I once was asked, “What defines the North? What is Northernness?”

“Light, Dark, and Love,” came my spontaneous reply. “That’s what the North is to me.”

Up here, summer and winter are periods when we live in concentrated light or darkness. Spring and fall are times of transition, and we are always aware of our exact position on the annual scale of light to dark. “It’ll be lighter again soon,” we say encouragingly to one another when December is darkest. “We’ll be moving in the other direction soon.” When summer comes, we glory in the bright evenings, the bright nights, but we know it won’t be long before darkness descends again.

Although I grew up in the south of Sweden, for my entire adult life I have been interested in the north. For twenty years we had a cabin up in Ångermanland. That gave me new perspectives. Every summer I go hiking in the northern mountains, and in 1999 I had the opportunity to join a research expedition to the Canadian Arctic. For a month, I lived on an icebreaker vessel.

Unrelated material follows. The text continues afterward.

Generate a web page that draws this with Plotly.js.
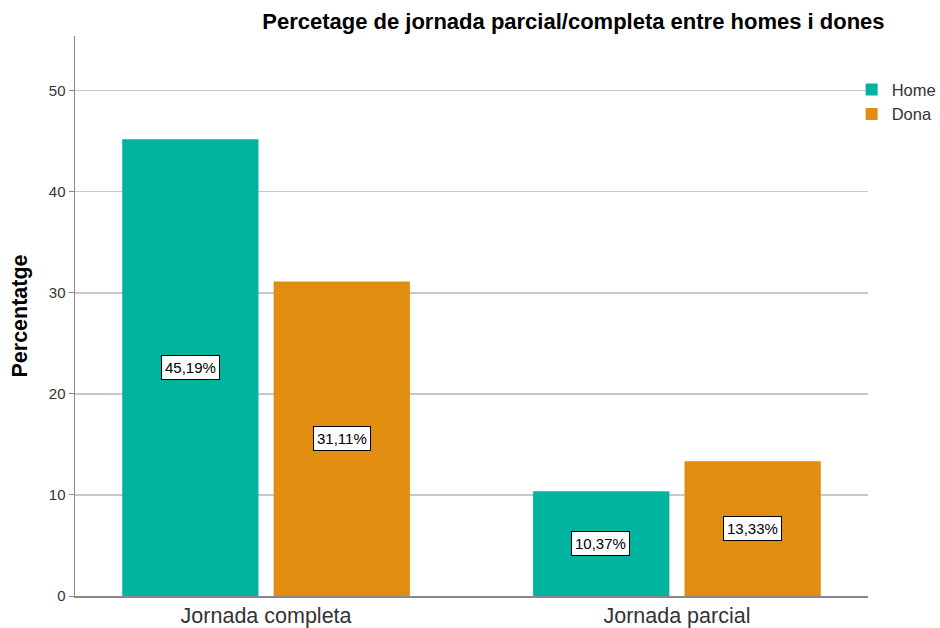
<!DOCTYPE html>
<html>
<head>
<meta charset="utf-8">
<script src="https://cdn.plot.ly/plotly-3.0.1.min.js"></script>
<style>html,body{margin:0;padding:0;background:#fff;}#chart{width:940px;height:628px;}</style>
</head>
<body>
<div id="chart"></div>
<script>
const categories = ["Jornada completa", "Jornada parcial"];
const seriesNames = ["Home", "Dona"];
const homeValues = [45.19, 10.37];
const donaValues = [31.11, 13.33];
const homeLabels = ["45,19%", "10,37%"];
const donaLabels = ["31,11%", "13,33%"];
const yTicks = [0, 10, 20, 30, 40, 50];

const colors = ["#00B4A0", "#E18D10"];
const seriesValues = [homeValues, donaValues];
const seriesLabels = [homeLabels, donaLabels];

const traces = seriesNames.map((n, i) => ({
  type: "bar",
  name: n,
  x: categories,
  y: seriesValues[i],
  marker: {color: colors[i], line: {width: 0}},
  hoverinfo: "none"
}));

const annotations = [];
seriesValues.forEach((vals, i) => {
  vals.forEach((v, j) => {
    annotations.push({
      x: categories[j], y: v / 2, xref: "x", yref: "y",
      xshift: i === 0 ? -76 : 76,
      text: seriesLabels[i][j], showarrow: false,
      font: {family: "Liberation Sans, Arial, sans-serif", size: 15, color: "#000"},
      bgcolor: "#fff", bordercolor: "#000", borderwidth: 1, borderpad: 3
    });
  });
});

const layout = {
  width: 940, height: 628,
  margin: {l: 75, r: 72, t: 36, b: 32, autoexpand: false},
  paper_bgcolor: "#fff", plot_bgcolor: "#fff",
  font: {family: "Liberation Sans, Arial, sans-serif", color: "#222"},
  title: {
    text: "<b>Percetage de jornada parcial/completa entre homes i dones</b>",
    font: {size: 22, color: "#000"},
    x: 0.61, xanchor: "center", y: 0.966, yanchor: "middle", xref: "container", yref: "container"
  },
  barmode: "group",
  bargap: 0.263,
  bargroupgap: 0.1,
  xaxis: {
    type: "category",
    range: [-0.465, 1.465],
    showline: true, linecolor: "#888", linewidth: 1.5,
    ticks: "", showgrid: false,
    tickfont: {size: 21.5, color: "#333"},
    fixedrange: true
  },
  yaxis: {
    range: [0, 55.4],
    tickvals: yTicks,
    ticktext: yTicks.map(String),
    showline: true, linecolor: "#888", linewidth: 1.5,
    ticks: "outside", ticklen: 5, tickcolor: "#888",
    showgrid: true, gridcolor: "#c8c8c8", gridwidth: 1.5,
    zeroline: false,
    tickfont: {size: 15, color: "#333"},
    title: {text: "<b>Percentatge</b>", font: {size: 21.5, color: "#000"}, standoff: 15},
    fixedrange: true
  },
  legend: {
    xref: "container", yref: "container",
    x: 0.906, xanchor: "left", y: 0.885, yanchor: "top",
    font: {size: 16.5, color: "#333"},
    tracegroupgap: 0, itemwidth: 30,
    bgcolor: "rgba(0,0,0,0)"
  },
  annotations: annotations,
  showlegend: true
};

Plotly.newPlot("chart", traces, layout, {displayModeBar: false, staticPlot: true});
</script>
</body>
</html>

I had to get used to seeing the world map as circumpolar, with the North Pole at its centre.

Light, Dark, and Love. What else is the North?

Well, in the far north multilingualism is very marked. Many lands and cultures come together here. Sweden, Norway, and Finland all meet at a point called Treriksröset. The Sapmi region, traditionally inhabited by the Sami people, stretches across the entire Arctic area of the Scandinavian countries, from Norway in the west to the Kola Peninsula of Russia in the east. Here, people speak not only Sami but also Kven and Meänkieli.

Thus a piece for the ARcTic ensemble took shape that uses poems by Swedish poets, sung in Swedish, but translated into and recited in Sami. A piece about light, dark, and love.


– Karin Rehnqvist, February 2022


1.

Neither the moon nor the sun nor the stars

gave me light

The darkness gave me light

And the light of love in me

through whose body its rays beam.

– Gunnar Ekelöf, translation Linda Schenck

2.

The moon floats silently in the night,

the clear sky is shimmering with stars,

shimmering over hill and water,

shimmering over you and me.

– Karin Rehnqvist, transl. Robin Blanton

3.

Where darkness was you are

and you bear light upon your shoulders,

where grief was you are

and joy shines yellow 

as the dandelion at your heels,

where death was you are

and this is life,

yes, tremendous life

that I drink from the cup of your hands.

– Sandro Key-Åberg, transl. Robin Blanton

1.

Varken månen, solen eller stjärnorna 

gav mig ljus

Det var mörkret som gav

Och kärlekens ljus i mig

genom vars kropp dess strålar går

– Gunnar Ekelöf, ur Sagan om Fatumeh

2.

Månen svävar tyst i natten,

himlen skimrar stjärnklar,

skimrar över berg och vatten,

skimrar över dig och mig.

Karin Rehnqvist

3.

Där mörkret var är du

och du bär ljuset över dina skuldror,

där sorgen var är du

och glädjen lyser gul

som maskrosen vid dina hälar,

där döden var är du

och det är livet, 

ja, det oerhörda livet

som jag dricker ur dina händers kupa.